Work to do:
Which lines contain the word "page"? Return each of them as written.

Records for this exercise:
--------------------------------
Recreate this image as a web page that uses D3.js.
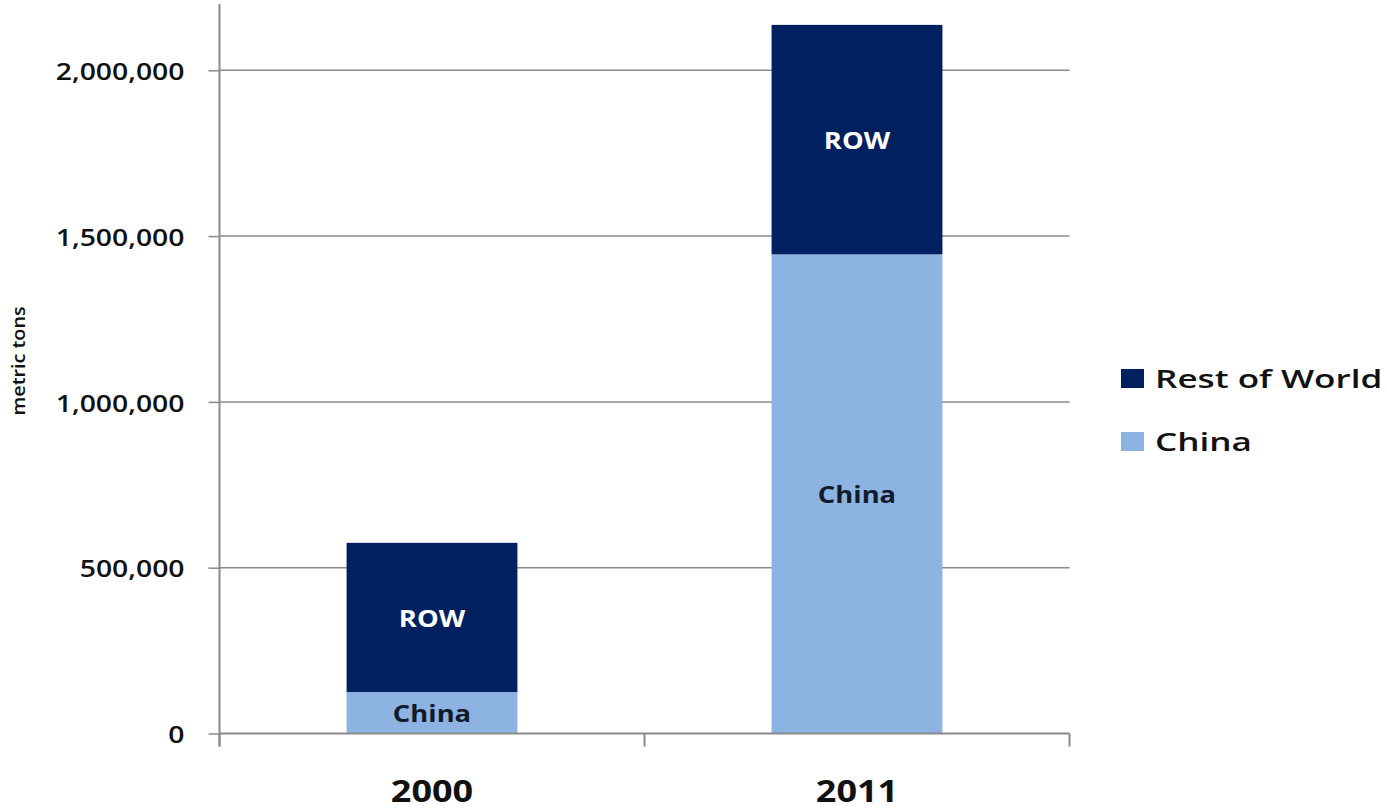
<!DOCTYPE html>
<html>
<head>
<meta charset="utf-8">
<script src="https://cdn.jsdelivr.net/npm/d3@7"></script>
<style>
  html, body { margin: 0; padding: 0; background: #fff; }
  svg { display: block; }
  text { font-family: "Open Sans", sans-serif; }
</style>
</head>
<body>
<svg id="chart" width="1387" height="811"></svg>
<script>
// Production by year, metric tons
const years = ["2000", "2011"];
const chinaValues = [125000, 1445000];
const rowValues = [450000, 692000];
const seriesNames = ["China", "Rest of World"];
const segmentLabels = ["China", "ROW"];
const yTicks = [0, 500000, 1000000, 1500000, 2000000];
const yMax = 2200000;

const colors = { "China": "#8db3e2", "Rest of World": "#002060" };
const labelColors = { "China": "#111a2a", "Rest of World": "#ffffff" };

const svg = d3.select("#chart");
const plot = { left: 219.5, right: 1069.5, top: 4, bottom: 733.5 };

const x = d3.scaleBand()
  .domain(years)
  .range([plot.left, plot.right])
  .paddingInner(0.598)
  .paddingOuter(0.299);

const y = d3.scaleLinear()
  .domain([0, yMax])
  .range([plot.bottom, plot.top]);

const table = years.map((yr, i) => ({ year: yr, "China": chinaValues[i], "Rest of World": rowValues[i] }));
const stacked = d3.stack().keys(seriesNames)(table);

const axisColor = "#8a8a8a";

// horizontal gridlines
svg.append("g")
  .selectAll("line")
  .data(yTicks.filter(d => d > 0))
  .join("line")
  .attr("x1", plot.left)
  .attr("x2", plot.right)
  .attr("y1", d => y(d))
  .attr("y2", d => y(d))
  .attr("stroke", axisColor)
  .attr("stroke-width", 1.5);

// stacked bars
const layers = svg.append("g")
  .selectAll("g")
  .data(stacked)
  .join("g")
  .attr("fill", d => colors[d.key]);

layers.selectAll("rect")
  .data(d => d)
  .join("rect")
  .attr("x", d => x(d.data.year))
  .attr("width", x.bandwidth())
  .attr("y", d => y(d[1]))
  .attr("height", d => y(d[0]) - y(d[1]));

// segment labels
stacked.forEach((layer, li) => {
  svg.append("g")
    .selectAll("text")
    .data(layer)
    .join("text")
    .attr("transform", d => `translate(${x(d.data.year) + x.bandwidth() / 2},${(y(d[0]) + y(d[1])) / 2}) scale(1.19,1)`)
    .attr("text-anchor", "middle")
    .attr("dominant-baseline", "central")
    .attr("font-size", 23)
    .attr("font-weight", 700)
    .attr("fill", labelColors[layer.key])
    .text(segmentLabels[li]);
});

// y axis
const yAxis = d3.axisLeft(y)
  .tickValues(yTicks)
  .tickSize(11)
  .tickPadding(0)
  .tickFormat(d3.format(","));

const gy = svg.append("g")
  .attr("transform", `translate(${plot.left},0)`)
  .call(yAxis);
gy.select(".domain").remove();
gy.selectAll(".tick line").attr("stroke", axisColor).attr("stroke-width", 1.5);
gy.selectAll(".tick text")
  .attr("x", null)
  .attr("dy", null)
  .attr("transform", "translate(-35,0) scale(1.18,1)")
  .attr("dominant-baseline", "central")
  .attr("text-anchor", "end")
  .attr("font-size", 24)
  .attr("font-weight", 600)
  .attr("font-family", "\"Open Sans\", sans-serif")
  .attr("fill", "#111");

svg.append("line")
  .attr("x1", plot.left).attr("x2", plot.left)
  .attr("y1", plot.top).attr("y2", plot.bottom + 13)
  .attr("stroke", axisColor).attr("stroke-width", 2);

// x axis with category boundary ticks
svg.append("line")
  .attr("x1", plot.left).attr("x2", plot.right)
  .attr("y1", plot.bottom).attr("y2", plot.bottom)
  .attr("stroke", axisColor).attr("stroke-width", 2);

svg.append("g")
  .selectAll("line")
  .data(years.map((yr, i) => i === 0 ? plot.left : (x(years[i - 1]) + x(yr) + x.bandwidth()) / 2).concat([plot.right]))
  .join("line")
  .attr("x1", d => d).attr("x2", d => d)
  .attr("y1", plot.bottom).attr("y2", plot.bottom + 13)
  .attr("stroke", axisColor).attr("stroke-width", 2);

svg.append("g")
  .selectAll("text")
  .data(years)
  .join("text")
  .attr("transform", d => `translate(${x(d) + x.bandwidth() / 2},802) scale(1.2,1)`)
  .attr("text-anchor", "middle")
  .attr("font-size", 30)
  .attr("font-weight", 700)
  .attr("fill", "#111")
  .text(d => d);

// y axis title
svg.append("text")
  .attr("transform", "translate(25,361) rotate(-90) scale(1.1,1)")
  .attr("text-anchor", "middle")
  .attr("font-size", 18)
  .attr("font-weight", 600)
  .attr("fill", "#111")
  .text("metric tons");

// legend (top entry is the top segment)
const legendItems = seriesNames.slice().reverse();
const legend = svg.append("g")
  .selectAll("g")
  .data(legendItems)
  .join("g")
  .attr("transform", (d, i) => `translate(1121,${369 + i * 63})`);

legend.append("rect")
  .attr("width", 23)
  .attr("height", 19)
  .attr("fill", d => colors[d]);

legend.append("text")
  .attr("transform", "translate(34,18.5) scale(1.35,1)")
  .attr("font-size", 26)
  .attr("font-weight", 600)
  .attr("fill", "#111")
  .text(d => d);
</script>
</body>
</html>
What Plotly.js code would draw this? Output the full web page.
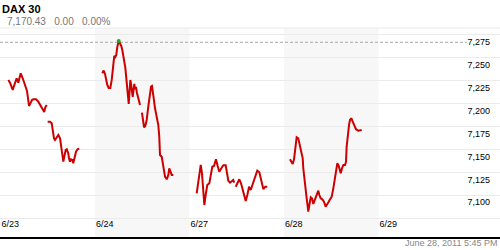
<!DOCTYPE html>
<html>
<head>
<meta charset="utf-8">
<script src="https://cdn.plot.ly/plotly-3.0.1.min.js"></script>
<style>html,body{margin:0;padding:0;background:#fff;}#chart{width:500px;height:250px;}</style>
</head>
<body>
<div id="chart"></div>
<script>
// Day index: 0 = 6/23, 1 = 6/24, 2 = 6/27, 3 = 6/28 (fraction of the day within each)
const dayLabels = ['6/23', '6/24', '6/27', '6/28', '6/29'];
const dayTicks = [0, 1, 2, 3, 4];
const priceTicks = [7075, 7100, 7125, 7150, 7175, 7200, 7225, 7250, 7275];
const priceTickLabels = ['', '7,100', '7,125', '7,150', '7,175', '7,200', '7,225', '7,250', '7,275'];
const shadedDays = [1, 3];
const refLevel = 7267;
const lastPrice = '7,170.43';
const change = '0.00';
const changePct = '0.00%';
const stamp = 'June 28, 2011 5:45 PM';

const time623 = [0.083,0.101,0.129,0.153,0.171,0.188,0.214,0.235,0.252,0.267,0.280,0.294,0.302,0.320,0.333,0.347,0.376,0.400,0.418,0.436,0.453,0.463,0.474,0.489,
  0.494,
  0.499,0.524,0.542,0.552,0.566,0.577,0.595,0.612,0.630,0.640,0.654,0.665,0.675,0.690,0.701,0.717,0.725,0.735,0.746,0.760,0.770,0.781,0.799,0.817,0.834];
const price623 = [7225.9,7222.9,7215.0,7224.0,7227.7,7222.9,7233.2,7227.7,7222.6,7217.1,7214.2,7204.0,7197.5,7201.1,7204.0,7204.8,7204.8,7202.2,7198.6,7196.4,7193.1,7190.9,7196.1,7198.6,
  null,
  7180.3,7180.3,7178.6,7171.3,7162.2,7160.4,7164.0,7165.8,7162.2,7153.1,7142.1,7136.7,7142.1,7149.5,7150.2,7145.9,7140.4,7136.7,7139.3,7138.5,7134.9,7140.4,7147.6,7150.5,7150.9];

const time624 = [1.077,1.092,1.106,1.116,1.130,1.145,1.162,1.177,1.187,1.198,1.204,1.215,1.225,1.236,1.251,1.265,1.278,1.289,1.299,1.310,1.321,1.331,1.339,1.349,1.357,1.367,1.374,1.381,1.392,1.399,1.410,1.416,1.423,1.434,1.444,1.458,1.466,1.476,
  1.490,
  1.497,1.511,1.519,1.532,1.547,1.564,1.582,1.593,1.603,1.611,1.624,1.635,1.653,1.670,1.680,1.688,1.706,1.723,1.741,1.759,1.776,1.786,1.801,1.812,1.829];
const price624 = [7233.2,7236.2,7232.4,7227.0,7220.4,7217.1,7217.1,7225.9,7233.5,7244.4,7252.1,7251.0,7253.2,7261.9,7268.4,7265.7,7263.0,7258.6,7253.2,7247.7,7239.0,7228.1,7217.1,7204.0,7199.7,7215.0,7225.9,7221.5,7212.8,7207.3,7217.1,7221.5,7216.0,7218.2,7211.7,7204.0,7202.9,7198.6,
  null,
  7190.2,7180.3,7174.2,7175.7,7182.2,7196.7,7215.0,7218.6,7219.3,7215.0,7204.0,7195.0,7185.8,7176.7,7164.0,7144.0,7142.1,7133.1,7120.3,7117.5,7122.2,7129.5,7124.0,7122.2,7122.2];

const time627 = [2.076,2.093,2.119,2.132,2.146,2.157,2.171,2.188,2.210,2.228,2.241,2.259,2.280,2.298,2.315,2.337,2.358,2.383,2.397,2.411,2.429,2.447,2.463,2.474,
  2.480,
  2.489,2.506,2.527,2.545,2.569,2.595,2.612,2.630,2.648,2.669,2.693,2.717,2.739,2.764,2.781,2.802,2.823];
const price627 = [7102.2,7113.1,7133.1,7124.0,7105.8,7089.4,7100.3,7111.2,7113.1,7124.0,7131.2,7132.0,7139.3,7132.0,7125.8,7129.5,7132.8,7132.8,7124.0,7115.9,7113.8,7115.3,7116.7,7113.8,
  null,
  7109.4,7113.8,7117.5,7113.1,7102.2,7093.8,7100.3,7109.4,7105.8,7112.0,7119.2,7126.9,7125.1,7114.8,7106.9,7109.4,7109.4];

const time628 = [3.063,3.081,3.092,3.106,3.120,3.134,3.151,3.169,3.187,3.198,3.204,3.215,3.225,3.240,3.251,3.257,3.268,3.283,3.296,3.310,3.328,3.346,3.363,3.374,3.388,3.405,3.423,3.441,3.458,3.473,3.487,3.505,3.522,3.537,3.550,3.564,3.579,3.589,3.600,3.614,3.628,3.646,3.656,3.663,3.674,3.688,3.698,3.712,3.727,3.741,3.762,3.786,3.804,3.822];
const price628 = [7139.3,7136.7,7134.2,7139.3,7149.5,7163.3,7162.2,7154.9,7145.9,7140.4,7129.5,7116.7,7109.4,7096.7,7087.6,7082.1,7089.4,7097.8,7096.7,7090.5,7095.6,7100.3,7105.0,7100.3,7096.7,7095.6,7093.0,7087.6,7091.3,7093.0,7095.6,7098.5,7107.6,7118.6,7127.6,7134.9,7132.0,7128.4,7124.0,7129.5,7133.1,7133.1,7136.7,7153.1,7167.7,7176.7,7182.2,7184.1,7180.3,7176.7,7172.1,7170.5,7171.3,7171.3];

const times = [].concat(time623, [0.95], time624, [1.95], time627, [2.95], time628);
const prices = [].concat(price623, [null], price624, [null], price627, [null], price628);

// highest point marker
let hi = 0;
prices.forEach((p, i) => { if (p !== null && p > prices[hi]) hi = i; });

const font = 'Liberation Sans, Arial, sans-serif';
const X0 = -0.0053, X1 = 5.2857;

const shapes = shadedDays.map(d => ({
  type: 'rect', xref: 'x', yref: 'paper', x0: d, x1: d + 1, y0: 0, y1: 1,
  fillcolor: '#f7f7f7', line: {width: 0}, layer: 'below'
}));
shapes.push({type: 'line', xref: 'paper', yref: 'paper', x0: 0, x1: 1, y0: 1, y1: 1,
  line: {color: '#ebebeb', width: 1}, layer: 'below'});
shapes.push({type: 'line', xref: 'paper', yref: 'y', x0: 0, x1: 0.934, y0: refLevel, y1: refLevel,
  line: {color: '#a8a8a8', width: 1, dash: '3px,2px'}, layer: 'below'});

const data = [
  {x: times, y: prices, type: 'scatter', mode: 'lines', connectgaps: false,
   line: {color: '#cc0000', width: 2}, hoverinfo: 'skip'},
  {x: [times[hi]], y: [prices[hi]], type: 'scatter', mode: 'markers',
   marker: {color: '#22aa22', size: 4}, hoverinfo: 'skip'}
];

const layout = {
  width: 500, height: 250,
  margin: {l: 0, r: 0, t: 28, b: 13, pad: 0},
  paper_bgcolor: '#ffffff', plot_bgcolor: '#ffffff',
  showlegend: false,
  font: {family: font, size: 9, color: '#000'},
  title: {text: '<b>DAX 30</b>', x: 0.004, xanchor: 'left', xref: 'paper',
          y: 0.962, yanchor: 'middle', yref: 'container',
          font: {family: font, size: 11, color: '#000'}},
  xaxis: {range: [X0, X1], tickvals: dayTicks, ticktext: dayLabels,
          showgrid: false, zeroline: false, showline: true, linecolor: '#000', linewidth: 2,
          ticks: '', ticklabelposition: 'inside right', ticklabelstandoff: 4,
          tickfont: {family: font, size: 9, color: '#000'}, fixedrange: true},
  yaxis: {range: [7054.5, 7282.6], side: 'right', tickvals: priceTicks, ticktext: priceTickLabels,
          showgrid: true, gridcolor: '#ebebeb', gridwidth: 1, zeroline: false, showline: false,
          ticks: '', ticklabelposition: 'inside', ticklabelstandoff: 7, ticklabelshift: 7,
          tickfont: {family: font, size: 9, color: '#000'}, fixedrange: true},
  shapes: shapes,
  annotations: [
    {text: lastPrice + '&nbsp;&nbsp;&nbsp;' + change + '&nbsp;&nbsp;&nbsp;' + changePct,
     xref: 'paper', yref: 'paper', x: 0.01, y: 1.033, xanchor: 'left', yanchor: 'middle',
     showarrow: false, font: {family: font, size: 10, color: '#777'}},
    {text: stamp, xref: 'paper', yref: 'paper', x: 0.998, y: -0.03, xanchor: 'right', yanchor: 'middle',
     showarrow: false, font: {family: font, size: 9, color: '#888'}}
  ]
};

Plotly.newPlot('chart', data, layout, {displayModeBar: false, staticPlot: true});
</script>
</body>
</html>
--------------------------------
Answer below:
Recreate this image as a web page that uses D3.js.
What Plotly.js code would draw this? Output the full web page.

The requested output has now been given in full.